WHAT YOU HAVE TO DO: Copy nothing but the text: reproduce each line of the listing exactly and leave the pictures out.

* START *

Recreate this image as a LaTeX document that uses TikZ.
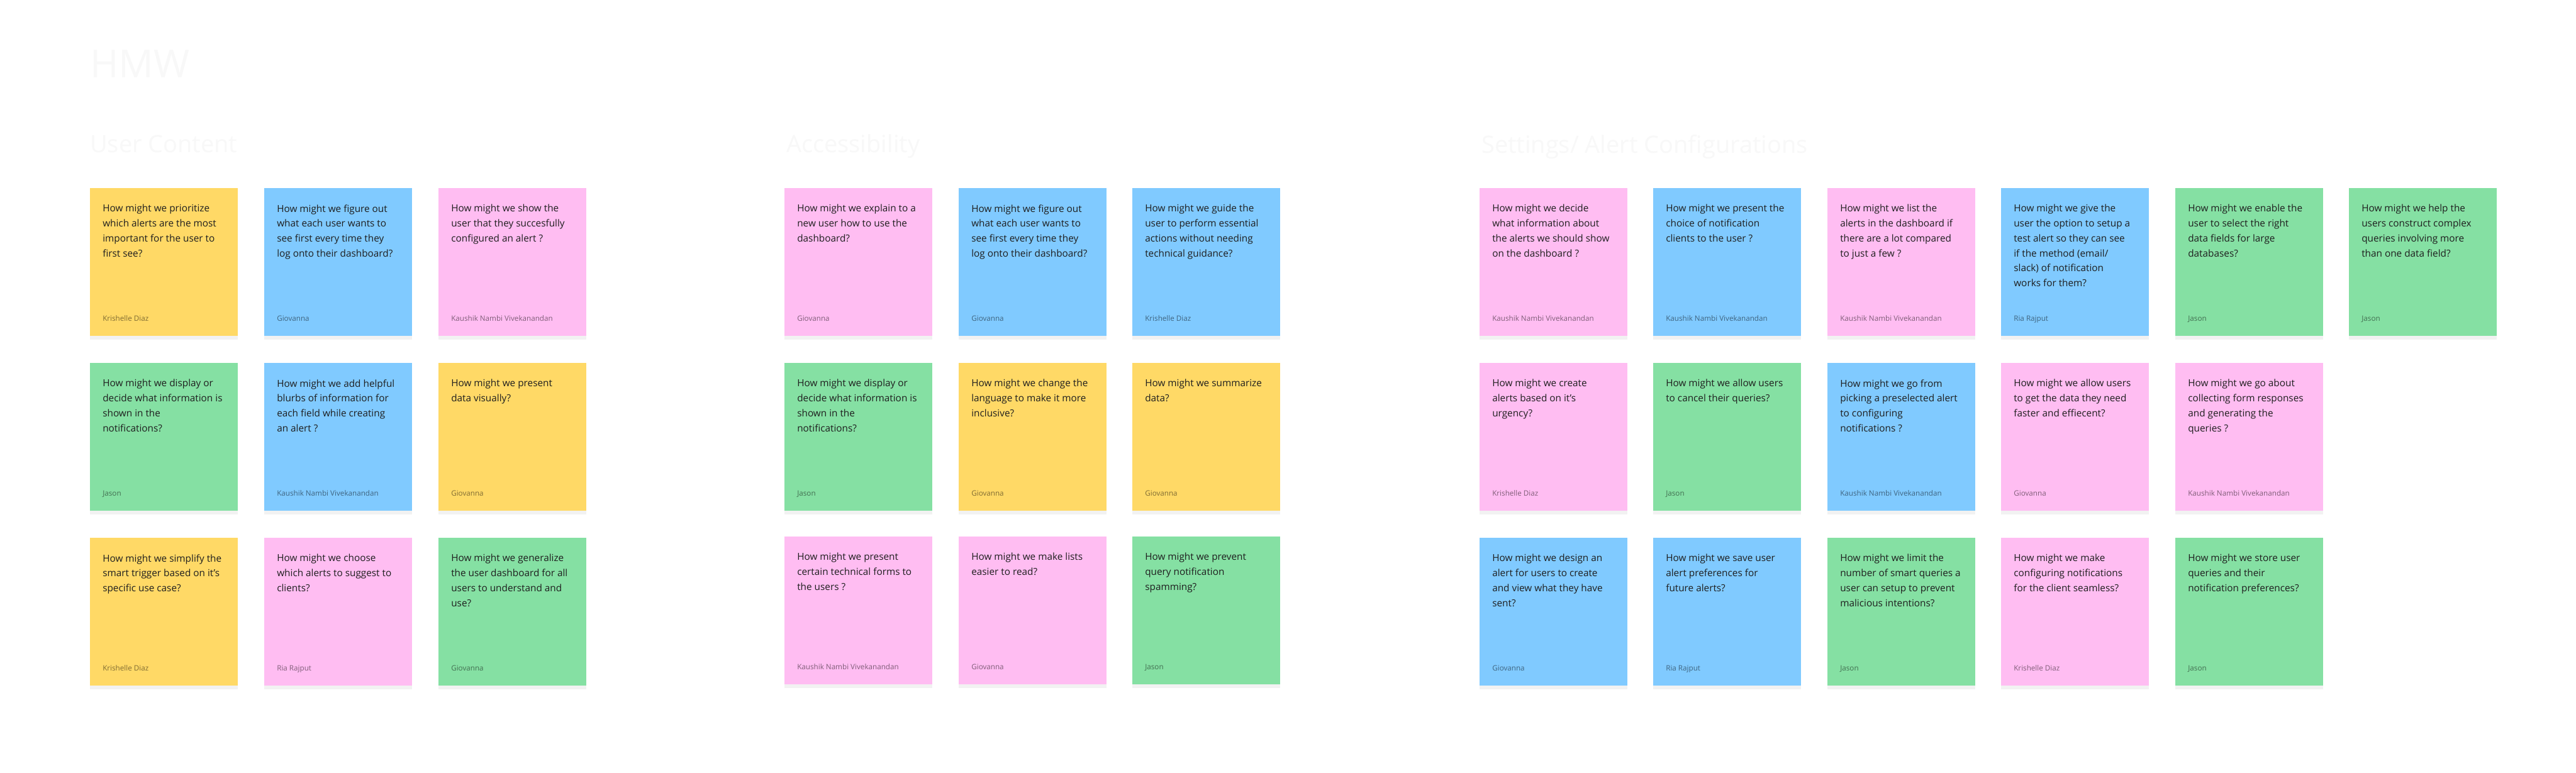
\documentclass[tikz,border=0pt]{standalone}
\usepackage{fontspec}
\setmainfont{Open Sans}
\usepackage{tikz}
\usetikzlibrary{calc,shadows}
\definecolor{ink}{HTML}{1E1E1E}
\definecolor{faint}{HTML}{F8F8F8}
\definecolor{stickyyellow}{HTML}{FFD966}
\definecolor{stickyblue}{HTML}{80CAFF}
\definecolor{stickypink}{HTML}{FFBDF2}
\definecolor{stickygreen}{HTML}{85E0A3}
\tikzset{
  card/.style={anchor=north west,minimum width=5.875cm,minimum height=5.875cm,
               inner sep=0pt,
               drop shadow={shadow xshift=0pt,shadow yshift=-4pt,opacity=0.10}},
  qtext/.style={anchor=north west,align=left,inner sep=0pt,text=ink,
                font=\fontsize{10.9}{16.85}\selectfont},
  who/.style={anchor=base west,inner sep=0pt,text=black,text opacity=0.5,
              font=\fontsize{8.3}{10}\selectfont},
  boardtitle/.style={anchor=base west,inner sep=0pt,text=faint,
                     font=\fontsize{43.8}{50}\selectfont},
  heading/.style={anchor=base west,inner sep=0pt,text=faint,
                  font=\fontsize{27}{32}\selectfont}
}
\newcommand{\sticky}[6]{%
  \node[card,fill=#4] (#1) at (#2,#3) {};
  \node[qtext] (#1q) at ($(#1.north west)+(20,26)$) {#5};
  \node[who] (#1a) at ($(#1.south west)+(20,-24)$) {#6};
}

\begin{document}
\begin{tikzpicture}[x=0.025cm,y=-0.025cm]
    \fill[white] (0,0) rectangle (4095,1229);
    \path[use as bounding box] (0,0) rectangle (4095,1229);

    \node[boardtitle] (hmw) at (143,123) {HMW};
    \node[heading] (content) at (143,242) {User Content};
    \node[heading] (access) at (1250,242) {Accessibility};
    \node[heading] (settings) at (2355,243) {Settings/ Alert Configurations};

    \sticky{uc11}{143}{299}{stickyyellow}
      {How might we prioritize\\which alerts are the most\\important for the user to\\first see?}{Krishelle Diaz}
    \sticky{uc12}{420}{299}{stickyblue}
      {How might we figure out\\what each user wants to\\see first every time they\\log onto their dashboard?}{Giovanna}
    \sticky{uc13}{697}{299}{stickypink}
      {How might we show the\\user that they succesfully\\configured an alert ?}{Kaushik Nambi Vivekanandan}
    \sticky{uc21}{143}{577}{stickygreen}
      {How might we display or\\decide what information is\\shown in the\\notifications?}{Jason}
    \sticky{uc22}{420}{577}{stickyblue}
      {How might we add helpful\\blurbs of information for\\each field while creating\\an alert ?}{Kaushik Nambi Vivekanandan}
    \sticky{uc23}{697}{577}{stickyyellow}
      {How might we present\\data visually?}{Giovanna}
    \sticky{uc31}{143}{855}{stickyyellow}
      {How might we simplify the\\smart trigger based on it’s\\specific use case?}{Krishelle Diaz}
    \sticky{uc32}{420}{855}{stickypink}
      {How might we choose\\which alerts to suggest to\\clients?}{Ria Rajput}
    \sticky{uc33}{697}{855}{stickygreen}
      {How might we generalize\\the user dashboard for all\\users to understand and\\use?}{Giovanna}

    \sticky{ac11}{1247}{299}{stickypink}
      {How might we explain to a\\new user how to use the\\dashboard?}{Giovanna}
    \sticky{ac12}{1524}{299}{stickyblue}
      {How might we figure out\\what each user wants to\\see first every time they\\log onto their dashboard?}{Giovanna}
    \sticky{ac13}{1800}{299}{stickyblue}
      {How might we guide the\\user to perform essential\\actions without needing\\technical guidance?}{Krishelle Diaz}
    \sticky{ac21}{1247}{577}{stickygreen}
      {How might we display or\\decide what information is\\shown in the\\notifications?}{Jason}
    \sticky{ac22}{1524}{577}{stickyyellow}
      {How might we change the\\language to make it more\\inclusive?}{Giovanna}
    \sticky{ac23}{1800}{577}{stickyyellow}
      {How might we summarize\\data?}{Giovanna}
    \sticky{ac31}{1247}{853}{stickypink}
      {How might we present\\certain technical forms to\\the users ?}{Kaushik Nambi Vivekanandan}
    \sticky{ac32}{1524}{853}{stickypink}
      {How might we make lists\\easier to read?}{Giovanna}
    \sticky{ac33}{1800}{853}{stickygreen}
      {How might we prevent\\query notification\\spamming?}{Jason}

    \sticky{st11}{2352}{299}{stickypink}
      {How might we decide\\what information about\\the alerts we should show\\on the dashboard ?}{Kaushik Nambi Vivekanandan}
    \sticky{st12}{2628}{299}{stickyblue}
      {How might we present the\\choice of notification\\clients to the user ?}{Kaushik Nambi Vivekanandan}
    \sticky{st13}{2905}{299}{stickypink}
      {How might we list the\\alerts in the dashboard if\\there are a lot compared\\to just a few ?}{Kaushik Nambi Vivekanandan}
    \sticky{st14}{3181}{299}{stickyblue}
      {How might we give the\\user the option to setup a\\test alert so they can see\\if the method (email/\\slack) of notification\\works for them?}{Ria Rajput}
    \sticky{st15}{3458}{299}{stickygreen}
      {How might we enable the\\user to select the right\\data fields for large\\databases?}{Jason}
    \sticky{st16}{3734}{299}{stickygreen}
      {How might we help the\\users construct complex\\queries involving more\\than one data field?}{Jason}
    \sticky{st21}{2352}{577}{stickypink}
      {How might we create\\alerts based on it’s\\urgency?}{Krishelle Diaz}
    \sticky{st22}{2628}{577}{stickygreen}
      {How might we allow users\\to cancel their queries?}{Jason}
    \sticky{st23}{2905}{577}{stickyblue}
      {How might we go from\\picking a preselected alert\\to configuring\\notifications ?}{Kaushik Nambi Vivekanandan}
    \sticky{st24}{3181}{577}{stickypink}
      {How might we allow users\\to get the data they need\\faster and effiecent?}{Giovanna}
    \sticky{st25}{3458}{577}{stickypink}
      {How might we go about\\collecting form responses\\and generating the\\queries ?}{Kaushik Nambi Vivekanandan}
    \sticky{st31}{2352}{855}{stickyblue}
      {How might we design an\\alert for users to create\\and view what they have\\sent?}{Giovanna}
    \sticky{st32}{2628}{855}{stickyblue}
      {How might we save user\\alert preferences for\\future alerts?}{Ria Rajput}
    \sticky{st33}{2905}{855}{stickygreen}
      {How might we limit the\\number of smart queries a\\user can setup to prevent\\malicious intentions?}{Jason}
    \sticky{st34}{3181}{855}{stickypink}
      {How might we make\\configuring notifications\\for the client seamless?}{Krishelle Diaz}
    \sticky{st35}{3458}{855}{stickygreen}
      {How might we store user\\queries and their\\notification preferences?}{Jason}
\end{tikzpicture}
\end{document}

* END *

ANSWER TO THIS PROBLEM:
Recreate this image as a LaTeX document that uses TikZ.
\documentclass[tikz,border=0pt]{standalone}
\usepackage{fontspec}
\setmainfont{Open Sans}
\usepackage{tikz}
\usetikzlibrary{calc,shadows}
\definecolor{ink}{HTML}{1E1E1E}
\definecolor{faint}{HTML}{F8F8F8}
\definecolor{stickyyellow}{HTML}{FFD966}
\definecolor{stickyblue}{HTML}{80CAFF}
\definecolor{stickypink}{HTML}{FFBDF2}
\definecolor{stickygreen}{HTML}{85E0A3}
\tikzset{
  card/.style={anchor=north west,minimum width=5.875cm,minimum height=5.875cm,
               inner sep=0pt,
               drop shadow={shadow xshift=0pt,shadow yshift=-4pt,opacity=0.10}},
  qtext/.style={anchor=north west,align=left,inner sep=0pt,text=ink,
                font=\fontsize{10.9}{16.85}\selectfont},
  who/.style={anchor=base west,inner sep=0pt,text=black,text opacity=0.5,
              font=\fontsize{8.3}{10}\selectfont},
  boardtitle/.style={anchor=base west,inner sep=0pt,text=faint,
                     font=\fontsize{43.8}{50}\selectfont},
  heading/.style={anchor=base west,inner sep=0pt,text=faint,
                  font=\fontsize{27}{32}\selectfont}
}
\newcommand{\sticky}[6]{%
  \node[card,fill=#4] (#1) at (#2,#3) {};
  \node[qtext] (#1q) at ($(#1.north west)+(20,26)$) {#5};
  \node[who] (#1a) at ($(#1.south west)+(20,-24)$) {#6};
}

\begin{document}
\begin{tikzpicture}[x=0.025cm,y=-0.025cm]
    \fill[white] (0,0) rectangle (4095,1229);
    \path[use as bounding box] (0,0) rectangle (4095,1229);

    \node[boardtitle] (hmw) at (143,123) {HMW};
    \node[heading] (content) at (143,242) {User Content};
    \node[heading] (access) at (1250,242) {Accessibility};
    \node[heading] (settings) at (2355,243) {Settings/ Alert Configurations};

    \sticky{uc11}{143}{299}{stickyyellow}
      {How might we prioritize\\which alerts are the most\\important for the user to\\first see?}{Krishelle Diaz}
    \sticky{uc12}{420}{299}{stickyblue}
      {How might we figure out\\what each user wants to\\see first every time they\\log onto their dashboard?}{Giovanna}
    \sticky{uc13}{697}{299}{stickypink}
      {How might we show the\\user that they succesfully\\configured an alert ?}{Kaushik Nambi Vivekanandan}
    \sticky{uc21}{143}{577}{stickygreen}
      {How might we display or\\decide what information is\\shown in the\\notifications?}{Jason}
    \sticky{uc22}{420}{577}{stickyblue}
      {How might we add helpful\\blurbs of information for\\each field while creating\\an alert ?}{Kaushik Nambi Vivekanandan}
    \sticky{uc23}{697}{577}{stickyyellow}
      {How might we present\\data visually?}{Giovanna}
    \sticky{uc31}{143}{855}{stickyyellow}
      {How might we simplify the\\smart trigger based on it’s\\specific use case?}{Krishelle Diaz}
    \sticky{uc32}{420}{855}{stickypink}
      {How might we choose\\which alerts to suggest to\\clients?}{Ria Rajput}
    \sticky{uc33}{697}{855}{stickygreen}
      {How might we generalize\\the user dashboard for all\\users to understand and\\use?}{Giovanna}

    \sticky{ac11}{1247}{299}{stickypink}
      {How might we explain to a\\new user how to use the\\dashboard?}{Giovanna}
    \sticky{ac12}{1524}{299}{stickyblue}
      {How might we figure out\\what each user wants to\\see first every time they\\log onto their dashboard?}{Giovanna}
    \sticky{ac13}{1800}{299}{stickyblue}
      {How might we guide the\\user to perform essential\\actions without needing\\technical guidance?}{Krishelle Diaz}
    \sticky{ac21}{1247}{577}{stickygreen}
      {How might we display or\\decide what information is\\shown in the\\notifications?}{Jason}
    \sticky{ac22}{1524}{577}{stickyyellow}
      {How might we change the\\language to make it more\\inclusive?}{Giovanna}
    \sticky{ac23}{1800}{577}{stickyyellow}
      {How might we summarize\\data?}{Giovanna}
    \sticky{ac31}{1247}{853}{stickypink}
      {How might we present\\certain technical forms to\\the users ?}{Kaushik Nambi Vivekanandan}
    \sticky{ac32}{1524}{853}{stickypink}
      {How might we make lists\\easier to read?}{Giovanna}
    \sticky{ac33}{1800}{853}{stickygreen}
      {How might we prevent\\query notification\\spamming?}{Jason}

    \sticky{st11}{2352}{299}{stickypink}
      {How might we decide\\what information about\\the alerts we should show\\on the dashboard ?}{Kaushik Nambi Vivekanandan}
    \sticky{st12}{2628}{299}{stickyblue}
      {How might we present the\\choice of notification\\clients to the user ?}{Kaushik Nambi Vivekanandan}
    \sticky{st13}{2905}{299}{stickypink}
      {How might we list the\\alerts in the dashboard if\\there are a lot compared\\to just a few ?}{Kaushik Nambi Vivekanandan}
    \sticky{st14}{3181}{299}{stickyblue}
      {How might we give the\\user the option to setup a\\test alert so they can see\\if the method (email/\\slack) of notification\\works for them?}{Ria Rajput}
    \sticky{st15}{3458}{299}{stickygreen}
      {How might we enable the\\user to select the right\\data fields for large\\databases?}{Jason}
    \sticky{st16}{3734}{299}{stickygreen}
      {How might we help the\\users construct complex\\queries involving more\\than one data field?}{Jason}
    \sticky{st21}{2352}{577}{stickypink}
      {How might we create\\alerts based on it’s\\urgency?}{Krishelle Diaz}
    \sticky{st22}{2628}{577}{stickygreen}
      {How might we allow users\\to cancel their queries?}{Jason}
    \sticky{st23}{2905}{577}{stickyblue}
      {How might we go from\\picking a preselected alert\\to configuring\\notifications ?}{Kaushik Nambi Vivekanandan}
    \sticky{st24}{3181}{577}{stickypink}
      {How might we allow users\\to get the data they need\\faster and effiecent?}{Giovanna}
    \sticky{st25}{3458}{577}{stickypink}
      {How might we go about\\collecting form responses\\and generating the\\queries ?}{Kaushik Nambi Vivekanandan}
    \sticky{st31}{2352}{855}{stickyblue}
      {How might we design an\\alert for users to create\\and view what they have\\sent?}{Giovanna}
    \sticky{st32}{2628}{855}{stickyblue}
      {How might we save user\\alert preferences for\\future alerts?}{Ria Rajput}
    \sticky{st33}{2905}{855}{stickygreen}
      {How might we limit the\\number of smart queries a\\user can setup to prevent\\malicious intentions?}{Jason}
    \sticky{st34}{3181}{855}{stickypink}
      {How might we make\\configuring notifications\\for the client seamless?}{Krishelle Diaz}
    \sticky{st35}{3458}{855}{stickygreen}
      {How might we store user\\queries and their\\notification preferences?}{Jason}
\end{tikzpicture}
\end{document}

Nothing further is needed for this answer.